SOURCE DATA
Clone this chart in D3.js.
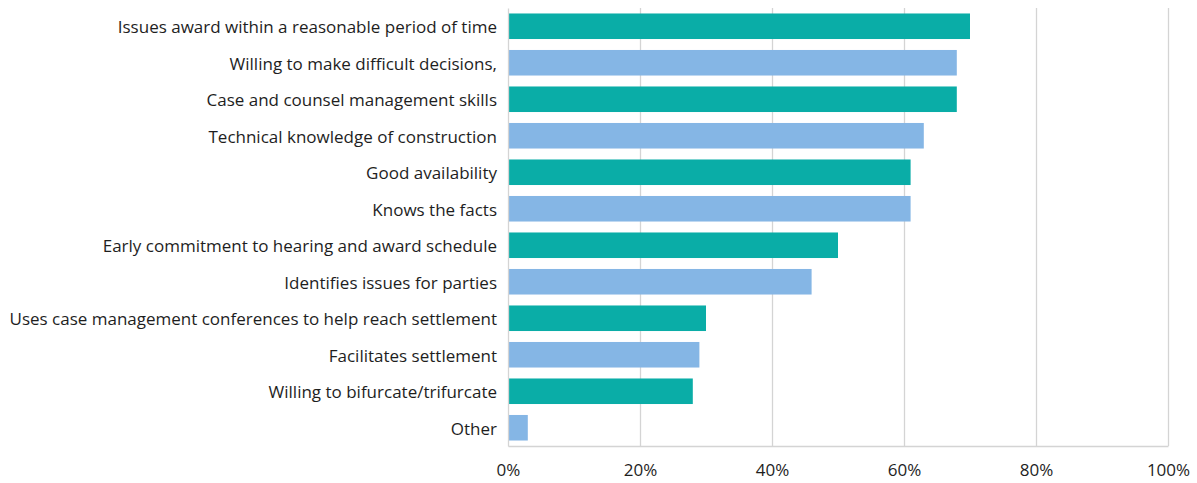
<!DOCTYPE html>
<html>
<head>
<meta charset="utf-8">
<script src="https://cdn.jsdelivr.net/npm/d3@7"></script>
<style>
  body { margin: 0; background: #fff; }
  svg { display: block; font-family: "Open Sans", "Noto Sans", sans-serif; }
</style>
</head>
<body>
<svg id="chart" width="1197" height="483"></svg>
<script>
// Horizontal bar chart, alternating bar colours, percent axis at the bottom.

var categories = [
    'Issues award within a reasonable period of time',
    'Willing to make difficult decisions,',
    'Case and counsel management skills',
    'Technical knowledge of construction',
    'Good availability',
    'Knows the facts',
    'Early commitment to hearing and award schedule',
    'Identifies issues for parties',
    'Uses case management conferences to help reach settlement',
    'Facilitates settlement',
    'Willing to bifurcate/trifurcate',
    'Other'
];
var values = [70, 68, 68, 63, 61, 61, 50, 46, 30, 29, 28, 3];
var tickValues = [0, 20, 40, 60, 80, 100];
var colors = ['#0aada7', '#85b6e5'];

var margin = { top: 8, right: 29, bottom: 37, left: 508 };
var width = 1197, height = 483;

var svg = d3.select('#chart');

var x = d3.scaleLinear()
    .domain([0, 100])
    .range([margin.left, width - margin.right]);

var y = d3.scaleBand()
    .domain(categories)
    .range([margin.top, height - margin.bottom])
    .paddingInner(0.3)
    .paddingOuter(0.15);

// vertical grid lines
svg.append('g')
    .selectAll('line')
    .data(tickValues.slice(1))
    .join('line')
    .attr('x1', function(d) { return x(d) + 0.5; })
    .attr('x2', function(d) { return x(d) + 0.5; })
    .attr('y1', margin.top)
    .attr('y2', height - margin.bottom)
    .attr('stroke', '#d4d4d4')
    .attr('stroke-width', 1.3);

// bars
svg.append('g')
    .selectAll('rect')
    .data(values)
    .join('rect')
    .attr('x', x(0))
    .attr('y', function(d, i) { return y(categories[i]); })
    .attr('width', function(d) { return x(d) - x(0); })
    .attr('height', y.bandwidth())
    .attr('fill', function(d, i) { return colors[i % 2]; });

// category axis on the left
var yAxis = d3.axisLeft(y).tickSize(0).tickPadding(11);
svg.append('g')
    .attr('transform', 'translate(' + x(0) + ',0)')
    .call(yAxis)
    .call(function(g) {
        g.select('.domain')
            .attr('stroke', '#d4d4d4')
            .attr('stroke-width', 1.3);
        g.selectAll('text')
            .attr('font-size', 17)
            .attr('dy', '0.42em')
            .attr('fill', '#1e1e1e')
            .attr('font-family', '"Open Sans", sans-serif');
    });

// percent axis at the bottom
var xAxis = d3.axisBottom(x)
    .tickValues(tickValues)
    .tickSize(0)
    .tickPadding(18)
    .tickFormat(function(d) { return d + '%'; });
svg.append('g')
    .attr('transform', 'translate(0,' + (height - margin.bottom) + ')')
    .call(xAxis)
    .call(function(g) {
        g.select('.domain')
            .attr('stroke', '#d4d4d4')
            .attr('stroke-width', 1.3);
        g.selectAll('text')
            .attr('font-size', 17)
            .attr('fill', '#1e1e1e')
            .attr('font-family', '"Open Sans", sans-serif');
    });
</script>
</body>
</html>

SHORT TASK
Locate the string "chart" in the listing above and copy every line where it occurs.

RESULT FOR THIS TASK
Clone this chart in D3.js.
<svg id="chart" width="1197" height="483"></svg>
// Horizontal bar chart, alternating bar colours, percent axis at the bottom.
var svg = d3.select('#chart');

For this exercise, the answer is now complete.